A few days later, I was driving down an alleyway and I saw a batch of shower doors leaning up against a large construction bin. In that moment, I deduced the striking similarity between shower doors and overhead patio glass. Outside of the obvious similarities of transparency and the ability to contain wet spray, they were the same gauge, same safety feature and approximately the same size of the pieces to be manufactured and installed.
So, here’s the question: If you were driving down an alleyway and saw seven crisp $1,000 bills, would you pick them up?

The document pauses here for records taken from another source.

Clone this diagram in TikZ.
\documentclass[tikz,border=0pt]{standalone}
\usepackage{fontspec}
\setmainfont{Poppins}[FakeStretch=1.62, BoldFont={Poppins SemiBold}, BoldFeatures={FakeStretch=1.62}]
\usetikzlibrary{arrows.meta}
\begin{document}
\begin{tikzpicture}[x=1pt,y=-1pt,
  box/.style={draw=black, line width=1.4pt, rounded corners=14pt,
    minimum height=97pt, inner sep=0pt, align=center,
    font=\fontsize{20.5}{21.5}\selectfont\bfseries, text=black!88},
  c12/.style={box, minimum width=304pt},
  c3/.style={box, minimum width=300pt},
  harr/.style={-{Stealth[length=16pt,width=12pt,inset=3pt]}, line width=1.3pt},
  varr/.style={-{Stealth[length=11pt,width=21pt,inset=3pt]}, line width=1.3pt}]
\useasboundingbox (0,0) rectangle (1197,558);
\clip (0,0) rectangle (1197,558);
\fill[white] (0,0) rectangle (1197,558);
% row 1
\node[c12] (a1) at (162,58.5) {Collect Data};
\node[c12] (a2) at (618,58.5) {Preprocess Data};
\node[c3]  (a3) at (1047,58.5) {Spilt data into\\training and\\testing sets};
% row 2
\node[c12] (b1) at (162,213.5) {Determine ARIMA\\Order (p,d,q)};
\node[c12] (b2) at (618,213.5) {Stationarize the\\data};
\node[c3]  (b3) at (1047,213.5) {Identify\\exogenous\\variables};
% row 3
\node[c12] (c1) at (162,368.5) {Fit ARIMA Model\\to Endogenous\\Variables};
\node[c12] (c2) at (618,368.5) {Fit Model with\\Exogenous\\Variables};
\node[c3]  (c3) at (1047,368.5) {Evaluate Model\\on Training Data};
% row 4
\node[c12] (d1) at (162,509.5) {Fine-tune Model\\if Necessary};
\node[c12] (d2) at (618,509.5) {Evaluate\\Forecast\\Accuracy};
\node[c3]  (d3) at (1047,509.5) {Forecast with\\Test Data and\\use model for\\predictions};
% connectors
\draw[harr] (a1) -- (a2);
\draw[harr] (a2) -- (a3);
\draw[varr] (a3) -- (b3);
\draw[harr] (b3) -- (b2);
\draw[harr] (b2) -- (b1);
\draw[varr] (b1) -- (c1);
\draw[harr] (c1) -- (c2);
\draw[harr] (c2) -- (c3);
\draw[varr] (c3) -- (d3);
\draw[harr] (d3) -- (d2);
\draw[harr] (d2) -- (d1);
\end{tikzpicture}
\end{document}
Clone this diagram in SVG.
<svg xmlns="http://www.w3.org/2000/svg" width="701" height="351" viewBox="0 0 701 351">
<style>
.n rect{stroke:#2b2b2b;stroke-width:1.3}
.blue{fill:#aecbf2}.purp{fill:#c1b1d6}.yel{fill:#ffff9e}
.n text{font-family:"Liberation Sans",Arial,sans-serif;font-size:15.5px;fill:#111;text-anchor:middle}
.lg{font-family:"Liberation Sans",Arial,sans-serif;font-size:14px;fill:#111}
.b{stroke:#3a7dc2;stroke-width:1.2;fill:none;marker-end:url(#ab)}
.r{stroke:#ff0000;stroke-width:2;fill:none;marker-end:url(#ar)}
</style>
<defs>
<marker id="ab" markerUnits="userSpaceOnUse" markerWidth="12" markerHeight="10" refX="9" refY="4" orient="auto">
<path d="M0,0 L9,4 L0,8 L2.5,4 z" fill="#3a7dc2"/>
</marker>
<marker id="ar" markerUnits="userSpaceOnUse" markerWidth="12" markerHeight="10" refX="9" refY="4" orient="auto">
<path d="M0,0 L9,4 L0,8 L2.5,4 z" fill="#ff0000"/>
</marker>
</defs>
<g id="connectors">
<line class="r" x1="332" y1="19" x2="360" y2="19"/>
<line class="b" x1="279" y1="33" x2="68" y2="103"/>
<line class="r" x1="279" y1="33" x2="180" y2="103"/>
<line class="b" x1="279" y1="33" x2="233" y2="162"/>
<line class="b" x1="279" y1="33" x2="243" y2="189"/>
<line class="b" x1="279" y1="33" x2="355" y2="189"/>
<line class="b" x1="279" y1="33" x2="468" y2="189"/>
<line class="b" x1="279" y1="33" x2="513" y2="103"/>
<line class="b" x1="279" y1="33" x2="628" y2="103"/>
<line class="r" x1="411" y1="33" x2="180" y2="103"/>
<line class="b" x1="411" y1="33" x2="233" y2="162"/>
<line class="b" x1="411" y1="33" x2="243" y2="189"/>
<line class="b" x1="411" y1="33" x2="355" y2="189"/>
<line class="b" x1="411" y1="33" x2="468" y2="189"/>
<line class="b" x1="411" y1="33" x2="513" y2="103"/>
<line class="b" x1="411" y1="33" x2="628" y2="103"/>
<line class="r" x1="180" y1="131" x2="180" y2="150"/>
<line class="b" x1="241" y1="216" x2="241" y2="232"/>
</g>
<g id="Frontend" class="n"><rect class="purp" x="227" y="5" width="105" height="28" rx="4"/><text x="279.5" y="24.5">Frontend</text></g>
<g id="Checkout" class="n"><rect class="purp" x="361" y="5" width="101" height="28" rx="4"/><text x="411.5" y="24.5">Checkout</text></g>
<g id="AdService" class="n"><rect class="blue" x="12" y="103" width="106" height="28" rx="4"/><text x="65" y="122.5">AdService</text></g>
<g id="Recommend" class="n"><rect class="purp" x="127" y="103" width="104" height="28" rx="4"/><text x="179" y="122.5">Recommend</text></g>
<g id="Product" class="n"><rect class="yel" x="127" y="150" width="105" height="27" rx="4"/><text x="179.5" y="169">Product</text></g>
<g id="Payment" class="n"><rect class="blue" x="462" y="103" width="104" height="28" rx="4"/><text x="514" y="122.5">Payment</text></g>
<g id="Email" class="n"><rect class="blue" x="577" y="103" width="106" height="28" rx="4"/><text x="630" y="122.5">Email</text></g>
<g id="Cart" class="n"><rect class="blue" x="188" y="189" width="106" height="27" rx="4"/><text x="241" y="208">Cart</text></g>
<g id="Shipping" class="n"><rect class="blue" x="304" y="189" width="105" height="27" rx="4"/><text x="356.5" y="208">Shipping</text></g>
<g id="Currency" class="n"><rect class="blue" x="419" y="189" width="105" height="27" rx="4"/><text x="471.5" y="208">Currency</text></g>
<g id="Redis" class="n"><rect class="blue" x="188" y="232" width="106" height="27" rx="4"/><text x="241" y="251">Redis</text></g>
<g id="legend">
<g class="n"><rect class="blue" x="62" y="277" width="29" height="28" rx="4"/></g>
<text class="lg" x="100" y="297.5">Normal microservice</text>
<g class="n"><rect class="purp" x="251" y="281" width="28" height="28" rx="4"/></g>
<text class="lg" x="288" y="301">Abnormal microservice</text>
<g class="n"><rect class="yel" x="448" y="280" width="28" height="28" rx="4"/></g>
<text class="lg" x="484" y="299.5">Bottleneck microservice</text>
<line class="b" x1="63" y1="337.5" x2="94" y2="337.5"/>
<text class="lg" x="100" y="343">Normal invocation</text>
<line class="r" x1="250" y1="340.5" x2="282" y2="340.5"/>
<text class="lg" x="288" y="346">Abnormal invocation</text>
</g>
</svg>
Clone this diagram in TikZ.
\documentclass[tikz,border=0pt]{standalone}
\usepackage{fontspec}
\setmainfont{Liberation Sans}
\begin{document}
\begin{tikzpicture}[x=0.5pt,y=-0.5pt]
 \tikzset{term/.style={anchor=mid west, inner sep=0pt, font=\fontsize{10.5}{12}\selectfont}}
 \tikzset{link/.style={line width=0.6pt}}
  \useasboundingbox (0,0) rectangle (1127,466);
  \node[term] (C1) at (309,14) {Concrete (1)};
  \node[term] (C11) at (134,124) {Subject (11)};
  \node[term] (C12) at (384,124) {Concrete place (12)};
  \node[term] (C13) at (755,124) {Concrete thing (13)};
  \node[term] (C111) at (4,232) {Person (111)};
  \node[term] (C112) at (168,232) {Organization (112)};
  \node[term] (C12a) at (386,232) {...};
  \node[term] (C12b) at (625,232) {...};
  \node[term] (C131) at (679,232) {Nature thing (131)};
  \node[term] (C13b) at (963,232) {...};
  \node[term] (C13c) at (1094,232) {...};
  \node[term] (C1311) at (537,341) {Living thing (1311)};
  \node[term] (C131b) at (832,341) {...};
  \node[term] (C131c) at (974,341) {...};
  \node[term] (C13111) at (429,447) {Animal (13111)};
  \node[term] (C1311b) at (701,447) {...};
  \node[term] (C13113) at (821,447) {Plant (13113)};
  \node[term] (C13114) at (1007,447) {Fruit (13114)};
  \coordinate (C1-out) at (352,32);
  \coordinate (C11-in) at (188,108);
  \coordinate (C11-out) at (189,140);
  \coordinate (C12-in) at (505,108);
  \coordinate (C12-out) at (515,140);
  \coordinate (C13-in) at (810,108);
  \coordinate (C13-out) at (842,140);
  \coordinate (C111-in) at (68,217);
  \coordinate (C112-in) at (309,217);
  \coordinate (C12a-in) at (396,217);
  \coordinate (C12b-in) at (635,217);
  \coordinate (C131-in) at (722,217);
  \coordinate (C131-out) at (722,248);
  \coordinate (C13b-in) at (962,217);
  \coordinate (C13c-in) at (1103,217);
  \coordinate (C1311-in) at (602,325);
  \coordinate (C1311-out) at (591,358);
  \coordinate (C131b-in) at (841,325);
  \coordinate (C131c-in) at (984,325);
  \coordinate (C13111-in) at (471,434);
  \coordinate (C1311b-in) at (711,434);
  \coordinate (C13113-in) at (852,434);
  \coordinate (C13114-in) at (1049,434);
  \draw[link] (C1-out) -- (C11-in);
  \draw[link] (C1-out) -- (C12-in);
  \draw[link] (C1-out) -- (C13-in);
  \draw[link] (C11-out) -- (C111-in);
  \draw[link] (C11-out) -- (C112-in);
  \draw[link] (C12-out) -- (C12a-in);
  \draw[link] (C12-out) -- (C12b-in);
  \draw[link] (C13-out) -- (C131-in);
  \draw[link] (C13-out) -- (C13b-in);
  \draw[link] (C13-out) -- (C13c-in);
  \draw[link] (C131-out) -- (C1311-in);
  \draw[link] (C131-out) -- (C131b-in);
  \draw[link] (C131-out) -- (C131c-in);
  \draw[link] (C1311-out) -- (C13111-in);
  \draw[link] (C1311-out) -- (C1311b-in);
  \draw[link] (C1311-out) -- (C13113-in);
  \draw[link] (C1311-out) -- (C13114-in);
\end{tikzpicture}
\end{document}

Not that those few doors were the whole job, but it was a start. Over the summer, some very nice construction men helped me load several shower doors into my car. The process of making the shower doors usable as overhead glass was simple. To begin with, my trellis provided ample structure to support the glass; it goes without saying why this is critical. I stripped off the shower door metal using a razor blade to remove the silicone sealant and a screwdriver to remove the few screws holding the handles in place — mere minutes of effort. (I found an ingenious use for the aluminum strips, but that’s another story.)

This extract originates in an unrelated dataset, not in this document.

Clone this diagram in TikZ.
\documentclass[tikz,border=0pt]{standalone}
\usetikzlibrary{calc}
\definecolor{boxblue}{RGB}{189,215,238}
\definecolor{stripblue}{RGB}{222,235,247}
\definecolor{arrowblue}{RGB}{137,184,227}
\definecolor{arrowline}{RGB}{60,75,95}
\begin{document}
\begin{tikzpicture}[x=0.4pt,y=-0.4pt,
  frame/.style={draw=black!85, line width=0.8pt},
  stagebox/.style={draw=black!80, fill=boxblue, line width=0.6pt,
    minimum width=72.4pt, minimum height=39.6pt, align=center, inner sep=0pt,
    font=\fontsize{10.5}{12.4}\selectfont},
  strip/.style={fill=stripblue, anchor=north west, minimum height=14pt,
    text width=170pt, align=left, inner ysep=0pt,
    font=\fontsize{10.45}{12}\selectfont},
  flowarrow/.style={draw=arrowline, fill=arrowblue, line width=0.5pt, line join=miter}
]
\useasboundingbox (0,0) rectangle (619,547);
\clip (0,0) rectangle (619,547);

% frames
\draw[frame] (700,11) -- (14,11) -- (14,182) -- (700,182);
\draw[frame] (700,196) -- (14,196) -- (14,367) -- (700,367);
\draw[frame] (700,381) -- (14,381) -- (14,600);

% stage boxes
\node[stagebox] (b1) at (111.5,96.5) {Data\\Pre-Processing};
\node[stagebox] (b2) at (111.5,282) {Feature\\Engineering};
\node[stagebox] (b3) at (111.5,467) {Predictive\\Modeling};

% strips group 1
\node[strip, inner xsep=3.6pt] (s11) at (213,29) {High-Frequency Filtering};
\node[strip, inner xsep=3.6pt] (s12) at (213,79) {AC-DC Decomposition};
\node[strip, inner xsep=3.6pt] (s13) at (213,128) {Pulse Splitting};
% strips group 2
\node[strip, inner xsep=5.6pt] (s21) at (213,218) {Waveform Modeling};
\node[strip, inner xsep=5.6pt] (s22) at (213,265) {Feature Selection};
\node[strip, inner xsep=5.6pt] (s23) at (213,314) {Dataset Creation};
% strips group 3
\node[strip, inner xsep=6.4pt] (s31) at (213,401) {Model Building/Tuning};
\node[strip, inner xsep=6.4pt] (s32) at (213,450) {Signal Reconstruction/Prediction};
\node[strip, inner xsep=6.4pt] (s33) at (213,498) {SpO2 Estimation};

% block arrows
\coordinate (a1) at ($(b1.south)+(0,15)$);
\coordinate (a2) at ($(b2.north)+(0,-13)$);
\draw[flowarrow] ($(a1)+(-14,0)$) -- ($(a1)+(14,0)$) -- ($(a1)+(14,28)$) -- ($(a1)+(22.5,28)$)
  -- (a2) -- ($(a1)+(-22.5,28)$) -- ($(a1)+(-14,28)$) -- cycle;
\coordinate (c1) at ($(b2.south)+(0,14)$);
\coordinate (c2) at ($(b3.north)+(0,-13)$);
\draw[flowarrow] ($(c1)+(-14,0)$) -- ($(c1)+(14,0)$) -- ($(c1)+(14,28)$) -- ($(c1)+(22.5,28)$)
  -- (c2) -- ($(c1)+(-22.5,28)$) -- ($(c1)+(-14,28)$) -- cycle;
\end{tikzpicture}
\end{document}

The glass itself cleaned up easily but even if it didn’t, horizontal glass tends to look less than pristine very quickly, so it wouldn’t have mattered.
Installation was simple. A shower door isn’t too cumbersome, so I found I could handle it by myself on a ladder. The appropriate installation materials were available at my local hardware store; glazing tape — a sort of double-sided tacky material — was the only challenge as it gripped the glass unforgivingly. Small metal clips secured with nails were the final line of defence.
When the last piece of glass was safely in place, I threw a big dinner party with a cancan line of peonies as the centrepiece and pitchers of strawberry daiquiris.
Not even the dew dampened the occasion.
The equation, however, is the real story: I saved $7,000. The landfill was saved from having to ingest more than a dozen shower doors. Another victory for thrift!
Remember: the cornerstone of WN2 — waste not, want not — is that your sustainability is tied to the planet’s sustainability. It took a little time but, between you and me, I’d have had to write a lot of articles to have made that seven grand, so the time it took isn’t a factor.
How does it look? Well, there’s no reason to show you a photo as it looks like glass on trellis, which is to say, invisible.
And here’s another consideration: Who looks up anyway? No one has yet pushed back from the table and remarked, “Why Jane, correct me if I’m wrong, but were those glass panels at one time shower doors?” No, I have to bring my work of staggering genius to everyone’s attention.
Which I often do, and it’s surprising how often I hear the phrase, “One man’s trash is another man’s trellis.”